Manche würden behaupten, man könnte mit der FPÖ einfacher Sozialpolitik machen als mit der konservativen ÖVP, ging Häupl auf die Koalitionsfrage ein. Jedoch stehe fest, dass die FPÖ noch nie irgendeine Idee zur Lösung der sozialen Frage eingebracht habe: „Sie lehnen das ab. Es ist ihnen völlig egal ob sie verfassungswidrig agieren oder nicht, Hauptsache sie können jedes Mal bringen: ‚Die Ausländer sind schuld!‘“ Das sei zu wenig und keine Lösung. Umso wichtiger sei es, „dass wir unseren Wiener Beitrag zum Erfolg bei der Nationalratswahl als zutiefst sozialdemokratische inhaltliche Verpflichtung sehen“. Es gehe nicht um Machterhalt, sondern um die Grundwerte der Sozialdemokratie: Freiheit, Gleichheit, Gerechtigkeit und Solidarität.
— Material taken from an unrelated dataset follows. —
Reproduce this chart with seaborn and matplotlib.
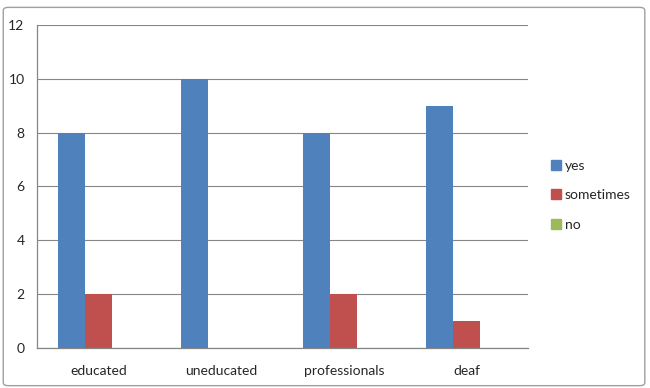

Diese Grundwerte müssen viel stärker in Erinnerung gerufen werden. „Wir müssen dafür sorgen, dass diese alle kennen.“

Rund um die Nachfolgedebatte hielt Häupl fest, dass er sich dazu bekenne, dass die Diskussion nicht so verlaufe wie in anderen Bundesländern. „Ich fühle mich weder als Landeskaiser noch als Erbhofbauer. Nicht ich bestimme, wer in Zukunft die Wiener Politik führt, sondern der Parteitag. Das ist mein fester Wille, meine feste Überzeugung“.

Mit 77,4 Prozent der gültigen Delegiertenstimmen wurde Häupl als SPÖ Wien-Vorsitzender wiedergewählt. Gewählt wurden weiters die fünf StellvertreterInnen des Vorsitzenden: Ruth Becher (78,7 Prozent), Renate Brauner (67,5 Prozent), Kathrin Gaal (81,2 Prozent), Michael Ludwig (67,8 Prozent) und Christian Meidlinger (88 Prozent), der dem Präsidium neu angehört. Nicht mehr zur Wahl angetreten ist Sonja Wehsely, bei der sich der Parteivorsitzende für die langjährige politische Tätigkeit herzlich bedankte.